La terapia farmacologica è un’opzione anche per i giovanissimi. La prima scelta è l’adozione di uno stile di vita sano, con un’alimentazione corretta e regolare attività fisica. Ma quando ciò non basta, già a partire dai 12 anni di età nei ragazzi obesi è possibile usare farmaci per perdere peso e abbattere il rischio di sviluppare malattie correlate a un peso eccessivo. Questa è infatti l’indicazione che arriva dalle nuove linee guida per il trattamento dell’obesità infantile e degli adolescenti della Società Italiana di Endocrinologia e Diabetologia Pediatrica (Siedp) alla luce dei farmaci ora disponibili, di cui uno autorizzato nel dicembre scorso anche per uso pediatrico che sta entrando nella pratica clinica. “L’obesità non è una colpa né una scelta, ma una malattia cronica e complessa non del bambino ma di tutta la famiglia”, ribadisce la presidente Siedp, Mariacarolina Salerno. “Il farmaco non sostituisce, ma si affianca alla correzione dello stile di vita.

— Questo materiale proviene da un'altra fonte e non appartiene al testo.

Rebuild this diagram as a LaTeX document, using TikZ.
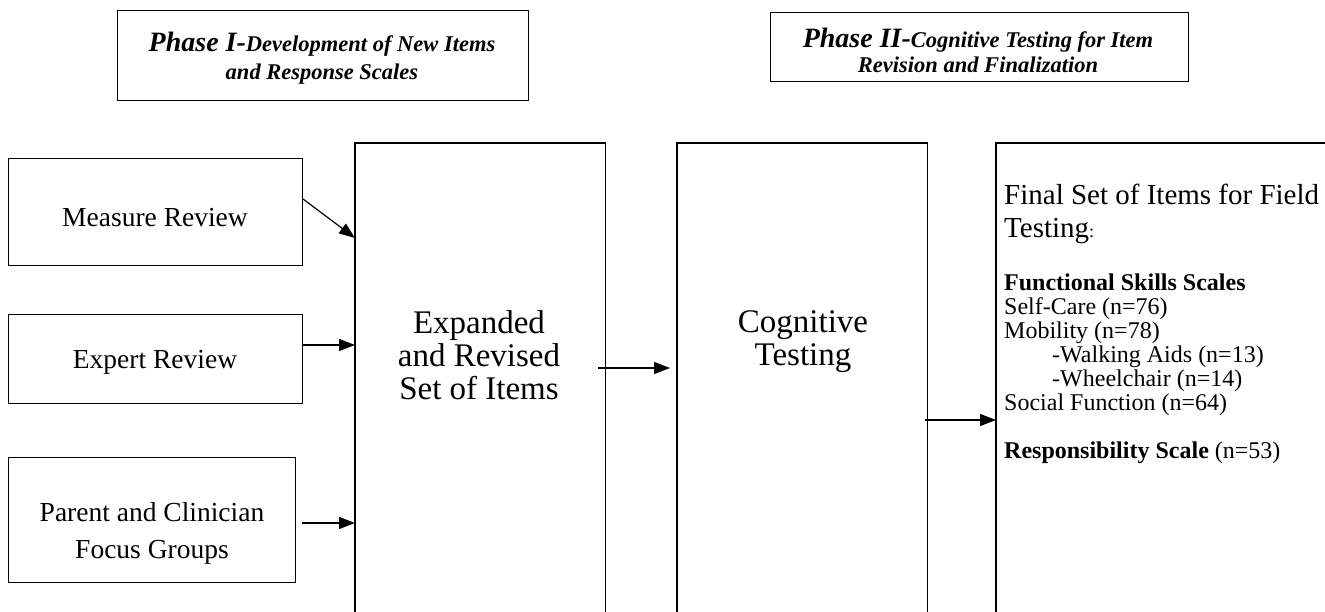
\documentclass[tikz,border=0pt]{standalone}
\usepackage{fontspec}
\setmainfont{Liberation Serif}
\usetikzlibrary{arrows.meta}
\begin{document}
\begin{tikzpicture}[x=1pt,y=-1pt,
  box/.style={draw, line width=1.2pt, inner sep=0pt},
  hollow/.style={inner sep=0pt},
  edge/.style={line width=1.2pt},
  arr/.style={-{Triangle[length=16pt,width=12pt]}, line width=1.2pt},
  lbl/.style={font=\fontsize{27.5}{37}\selectfont, align=center, inner sep=0pt},
  big/.style={font=\fontsize{33}{33}\selectfont, align=center, inner sep=0pt},
  phase/.style={font=\fontsize{22.5}{28}\selectfont\bfseries\itshape, align=center, inner sep=0pt},
  head/.style={font=\fontsize{29}{33}\selectfont, align=left, inner sep=0pt, anchor=north west},
  list/.style={font=\fontsize{24}{24}\selectfont, align=left, inner sep=0pt, anchor=north west}
]
\useasboundingbox (0,0) rectangle (1325,612);

% phase headers
\node[box, minimum width=411, minimum height=90, anchor=north west] (ph1) at (117,10) {};
\node[phase] (ph1T) at (322,58) {{\fontsize{28}{28}\selectfont Phase I-}Development of New Items\\and Response Scales};
\node[box, minimum width=418, minimum height=69, anchor=north west] (ph2) at (770,12) {};
\node[phase, font=\fontsize{22.5}{25}\selectfont\bfseries\itshape] (ph2T) at (978,50) {{\fontsize{28}{25}\selectfont Phase II-}Cognitive Testing for Item\\Revision and Finalization};

% left boxes
\node[box, minimum width=294, minimum height=107, anchor=north west] (meas) at (8,158) {};
\node[lbl] (measT) at (155,218) {Measure Review};
\node[box, minimum width=294, minimum height=89, anchor=north west] (expr) at (8,314) {};
\node[lbl] (exprT) at (155,362) {Expert Review};
\node[box, minimum width=287, minimum height=125, anchor=north west] (par) at (8,457) {};
\node[lbl] (parT) at (152,533) {Parent and Clinician\\Focus Groups};

% tall open boxes
\node[hollow, minimum width=250, minimum height=469, anchor=north west] (exp) at (355,143) {};
\draw[edge] (exp.south west) -- (exp.north west) -- (exp.north east) -- (exp.south east);
\node[big] (expT) at (479,355) {Expanded\\and Revised\\Set of Items};

\node[hollow, minimum width=250, minimum height=469, anchor=north west] (cog) at (677,143) {};
\draw[edge] (cog.south west) -- (cog.north west) -- (cog.north east) -- (cog.south east);
\node[big] (cogT) at (803,342) {Cognitive\\Testing};

\node[hollow, minimum width=340, minimum height=469, anchor=north west] (fin) at (996,143) {};
\draw[edge] (fin.south west) -- (fin.north west) -- (fin.north east);
\node[head] (finH) at (1004,184) {Final Set of Items for Field\\Testing{\fontsize{18}{33}\selectfont:}};
\node[list] (finL) at (1004,274) {\textbf{Functional Skills Scales}\\
Self-Care (n=76)\\
Mobility (n=78)\\
\hspace{48pt}-Walking Aids (n=13)\\
\hspace{48pt}-Wheelchair (n=14)\\
Social Function (n=64)\\[24pt]
\textbf{Responsibility Scale} (n=53)};

% connector end points
\coordinate (in1) at (355,238);
\coordinate (in2) at (355,345);
\coordinate (in3) at (355,523);
\coordinate (o2) at (302,345);
\coordinate (o3) at (302,523);
\coordinate (ecA) at (598,368);
\coordinate (ecB) at (670,368);
\coordinate (cfA) at (925,420);
\coordinate (cfB) at (996,420);

% connectors
\draw[arr] ([yshift=13pt]meas.east) -- (in1);
\draw[arr] (o2) -- (in2);
\draw[arr] (o3) -- (in3);
\draw[arr] (ecA) -- (ecB);
\draw[arr] (cfA) -- (cfB);
\end{tikzpicture}
\end{document}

Una possibilità che non avevamo e che ora è disponibile: farmaci che comportano una riduzione del peso anche del 10%», ribadisce il primo autore delle linee guida, Claudio Maffeis, professore di Pediatria all’Università di Verona. “Poi, se nemmeno le medicine funzionano, si può considerare l’intervento chirurgico”, conclude Maffeis.
Ma prima delle terapie mediche è forte la necessità di investire sulla prevenzione e, ancora prima, sulla conoscenza del problema. “Comunicare la salute significa riuscire a sviluppare l’empowerment del singolo affinché interiorizzi le scelte salutari e contribuisca in modo attivo nel processo di costruzione della propria salute, orientando le scelte di consumo e le proprie abitudini”, dichiara il ministro della Salute Orazio Schillaci. “L’obiettivo è rendere il cittadino responsabile cioè ‘consapevole delle conseguenze delle proprie scelte’ ma non colpevole. Quando parliamo di obesità – conclude – la prevenzione è la chiave di volta: investire di più per incoraggiare l’adozione di stili di vita salutari a partire da una corretta e sana alimentazione e dal contrasto alla sedentarietà. Iniziamo dalle scuole per diffondere la cultura della prevenzione”.